*Instructions to follow*.
List each line in which the string "with" appears.

Start of Source excerpt

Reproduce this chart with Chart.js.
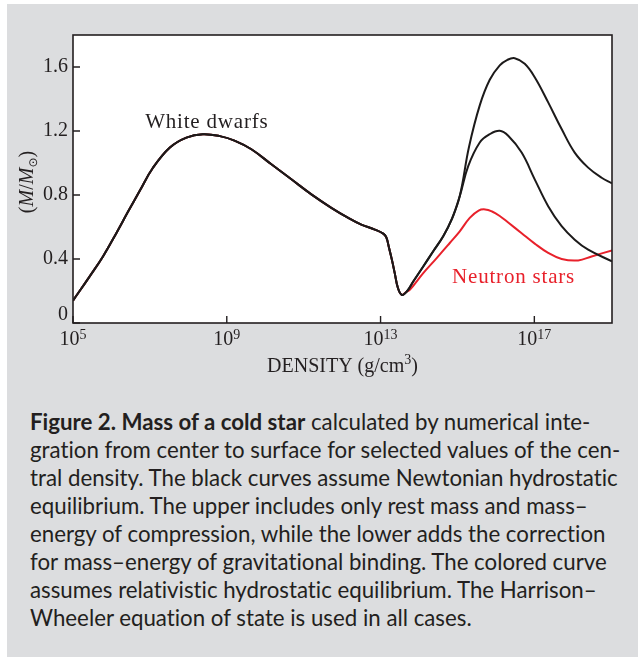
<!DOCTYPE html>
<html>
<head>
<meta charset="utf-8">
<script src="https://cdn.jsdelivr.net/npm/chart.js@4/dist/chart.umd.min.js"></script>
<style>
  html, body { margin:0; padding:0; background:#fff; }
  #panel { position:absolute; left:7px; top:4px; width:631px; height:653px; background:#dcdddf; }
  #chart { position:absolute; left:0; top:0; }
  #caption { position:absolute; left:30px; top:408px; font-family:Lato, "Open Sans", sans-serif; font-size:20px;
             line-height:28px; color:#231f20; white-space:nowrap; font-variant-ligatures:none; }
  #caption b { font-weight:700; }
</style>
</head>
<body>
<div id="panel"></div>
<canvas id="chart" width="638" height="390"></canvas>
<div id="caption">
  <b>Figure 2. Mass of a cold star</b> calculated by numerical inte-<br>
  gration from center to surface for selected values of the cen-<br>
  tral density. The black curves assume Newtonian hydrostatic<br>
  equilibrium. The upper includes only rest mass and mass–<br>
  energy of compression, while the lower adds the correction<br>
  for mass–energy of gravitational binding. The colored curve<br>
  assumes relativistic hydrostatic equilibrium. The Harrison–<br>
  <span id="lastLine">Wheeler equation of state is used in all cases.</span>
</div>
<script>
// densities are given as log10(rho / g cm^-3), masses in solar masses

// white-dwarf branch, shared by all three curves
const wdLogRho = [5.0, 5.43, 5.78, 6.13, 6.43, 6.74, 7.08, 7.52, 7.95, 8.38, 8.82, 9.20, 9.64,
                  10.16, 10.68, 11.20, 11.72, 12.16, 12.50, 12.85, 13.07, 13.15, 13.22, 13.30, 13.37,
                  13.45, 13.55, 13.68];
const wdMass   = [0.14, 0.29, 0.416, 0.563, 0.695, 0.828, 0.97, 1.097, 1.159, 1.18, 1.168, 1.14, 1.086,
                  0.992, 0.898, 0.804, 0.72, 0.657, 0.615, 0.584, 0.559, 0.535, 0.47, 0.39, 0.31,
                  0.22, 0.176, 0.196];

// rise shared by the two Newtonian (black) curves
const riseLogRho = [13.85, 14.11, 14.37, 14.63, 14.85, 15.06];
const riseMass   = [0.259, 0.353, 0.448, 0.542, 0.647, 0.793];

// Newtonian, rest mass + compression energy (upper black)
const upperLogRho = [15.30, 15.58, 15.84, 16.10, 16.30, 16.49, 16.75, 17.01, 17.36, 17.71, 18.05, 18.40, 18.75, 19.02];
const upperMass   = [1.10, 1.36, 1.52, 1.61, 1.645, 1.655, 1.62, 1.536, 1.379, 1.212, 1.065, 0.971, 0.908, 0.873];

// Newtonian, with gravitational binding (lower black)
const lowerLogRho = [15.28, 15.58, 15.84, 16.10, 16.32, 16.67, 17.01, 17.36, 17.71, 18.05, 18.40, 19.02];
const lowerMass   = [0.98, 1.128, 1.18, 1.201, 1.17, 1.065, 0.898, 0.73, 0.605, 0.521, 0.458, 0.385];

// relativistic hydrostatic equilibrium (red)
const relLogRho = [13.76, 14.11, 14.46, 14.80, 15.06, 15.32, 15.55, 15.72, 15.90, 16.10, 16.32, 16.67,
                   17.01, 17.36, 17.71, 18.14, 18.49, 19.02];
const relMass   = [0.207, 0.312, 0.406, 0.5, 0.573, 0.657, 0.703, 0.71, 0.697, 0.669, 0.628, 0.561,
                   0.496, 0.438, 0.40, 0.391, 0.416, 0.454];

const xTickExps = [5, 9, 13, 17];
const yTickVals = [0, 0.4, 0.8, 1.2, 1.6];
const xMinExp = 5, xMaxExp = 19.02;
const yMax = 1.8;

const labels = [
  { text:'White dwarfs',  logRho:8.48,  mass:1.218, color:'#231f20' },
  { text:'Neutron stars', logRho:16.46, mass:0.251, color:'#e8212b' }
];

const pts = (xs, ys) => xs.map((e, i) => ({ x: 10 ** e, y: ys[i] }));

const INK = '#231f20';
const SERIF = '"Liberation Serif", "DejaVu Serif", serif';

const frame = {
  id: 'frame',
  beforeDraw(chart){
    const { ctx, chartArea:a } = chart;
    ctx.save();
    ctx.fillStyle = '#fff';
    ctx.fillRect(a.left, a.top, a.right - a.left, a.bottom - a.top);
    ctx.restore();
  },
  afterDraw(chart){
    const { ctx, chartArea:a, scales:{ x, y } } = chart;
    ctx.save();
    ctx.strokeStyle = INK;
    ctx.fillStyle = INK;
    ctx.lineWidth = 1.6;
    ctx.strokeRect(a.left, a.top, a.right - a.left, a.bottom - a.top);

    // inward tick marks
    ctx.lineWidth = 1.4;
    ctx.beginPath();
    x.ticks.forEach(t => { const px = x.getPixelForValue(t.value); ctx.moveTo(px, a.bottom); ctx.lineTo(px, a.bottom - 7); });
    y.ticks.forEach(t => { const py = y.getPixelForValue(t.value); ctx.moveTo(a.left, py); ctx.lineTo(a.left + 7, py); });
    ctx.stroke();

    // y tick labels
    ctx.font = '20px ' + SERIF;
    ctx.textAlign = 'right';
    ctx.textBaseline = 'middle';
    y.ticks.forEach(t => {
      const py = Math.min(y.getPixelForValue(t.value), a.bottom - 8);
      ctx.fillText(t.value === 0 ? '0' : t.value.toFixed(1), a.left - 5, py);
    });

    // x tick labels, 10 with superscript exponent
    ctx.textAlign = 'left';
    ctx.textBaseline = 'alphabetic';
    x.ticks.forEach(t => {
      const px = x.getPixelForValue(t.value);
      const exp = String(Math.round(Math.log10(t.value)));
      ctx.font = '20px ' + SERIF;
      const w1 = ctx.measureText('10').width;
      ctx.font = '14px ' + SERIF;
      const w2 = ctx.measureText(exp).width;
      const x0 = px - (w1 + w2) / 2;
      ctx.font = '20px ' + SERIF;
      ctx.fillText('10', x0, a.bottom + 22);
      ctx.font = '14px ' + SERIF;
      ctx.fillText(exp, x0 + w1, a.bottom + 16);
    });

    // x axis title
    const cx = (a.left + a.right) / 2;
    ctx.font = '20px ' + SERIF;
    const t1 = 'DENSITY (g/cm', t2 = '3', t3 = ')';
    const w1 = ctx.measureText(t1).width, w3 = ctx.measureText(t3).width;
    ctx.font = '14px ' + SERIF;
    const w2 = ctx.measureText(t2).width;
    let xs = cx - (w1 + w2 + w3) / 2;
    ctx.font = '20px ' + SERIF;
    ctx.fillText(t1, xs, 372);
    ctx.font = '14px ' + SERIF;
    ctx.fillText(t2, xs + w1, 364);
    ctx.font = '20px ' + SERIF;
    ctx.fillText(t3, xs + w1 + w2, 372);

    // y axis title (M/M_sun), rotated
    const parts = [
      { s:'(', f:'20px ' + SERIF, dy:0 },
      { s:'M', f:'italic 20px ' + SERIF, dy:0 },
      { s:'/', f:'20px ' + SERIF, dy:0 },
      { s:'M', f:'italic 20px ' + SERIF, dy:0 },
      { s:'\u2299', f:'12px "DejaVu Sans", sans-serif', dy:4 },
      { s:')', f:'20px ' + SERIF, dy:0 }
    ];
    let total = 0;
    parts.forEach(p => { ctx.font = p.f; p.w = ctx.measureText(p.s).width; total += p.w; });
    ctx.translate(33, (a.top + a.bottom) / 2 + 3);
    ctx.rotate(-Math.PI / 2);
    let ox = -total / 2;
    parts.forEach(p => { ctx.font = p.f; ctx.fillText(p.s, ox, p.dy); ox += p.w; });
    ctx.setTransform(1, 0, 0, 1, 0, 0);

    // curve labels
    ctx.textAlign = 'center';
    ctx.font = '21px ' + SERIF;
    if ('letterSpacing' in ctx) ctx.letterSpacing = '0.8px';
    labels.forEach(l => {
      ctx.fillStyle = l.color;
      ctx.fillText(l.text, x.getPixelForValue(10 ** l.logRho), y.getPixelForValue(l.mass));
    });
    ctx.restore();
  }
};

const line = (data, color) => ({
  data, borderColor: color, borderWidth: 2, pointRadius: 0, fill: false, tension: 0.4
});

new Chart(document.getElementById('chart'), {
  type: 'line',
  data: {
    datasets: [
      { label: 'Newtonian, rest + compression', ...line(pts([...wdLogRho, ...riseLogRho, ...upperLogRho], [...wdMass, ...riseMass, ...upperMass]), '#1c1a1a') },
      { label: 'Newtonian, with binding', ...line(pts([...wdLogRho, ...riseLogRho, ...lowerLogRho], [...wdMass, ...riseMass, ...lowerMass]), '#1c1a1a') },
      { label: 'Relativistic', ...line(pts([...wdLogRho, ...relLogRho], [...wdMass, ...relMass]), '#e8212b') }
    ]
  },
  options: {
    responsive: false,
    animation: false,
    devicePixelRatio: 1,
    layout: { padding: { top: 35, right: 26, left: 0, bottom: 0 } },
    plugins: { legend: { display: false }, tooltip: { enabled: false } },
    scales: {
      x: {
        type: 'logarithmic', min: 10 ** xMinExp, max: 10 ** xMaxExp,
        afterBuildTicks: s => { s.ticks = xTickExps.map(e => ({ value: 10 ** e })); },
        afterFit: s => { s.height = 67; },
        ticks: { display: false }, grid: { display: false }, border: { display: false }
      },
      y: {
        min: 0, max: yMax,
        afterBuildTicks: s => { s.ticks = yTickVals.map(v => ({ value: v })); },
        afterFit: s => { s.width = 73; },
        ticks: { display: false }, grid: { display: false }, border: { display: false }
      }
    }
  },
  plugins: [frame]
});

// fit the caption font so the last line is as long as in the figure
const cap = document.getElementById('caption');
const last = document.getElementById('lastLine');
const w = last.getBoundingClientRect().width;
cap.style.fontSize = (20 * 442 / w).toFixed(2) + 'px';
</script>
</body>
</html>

End of Source excerpt

*Exercise result*.
Reproduce this chart with Chart.js.
// Newtonian, with gravitational binding (lower black)
    // x tick labels, 10 with superscript exponent
      { label: 'Newtonian, with binding', ...line(pts([...wdLogRho, ...riseLogRho, ...lowerLogRho], [...wdMass, ...riseMass, ...lowerMass]), '#1c1a1a') },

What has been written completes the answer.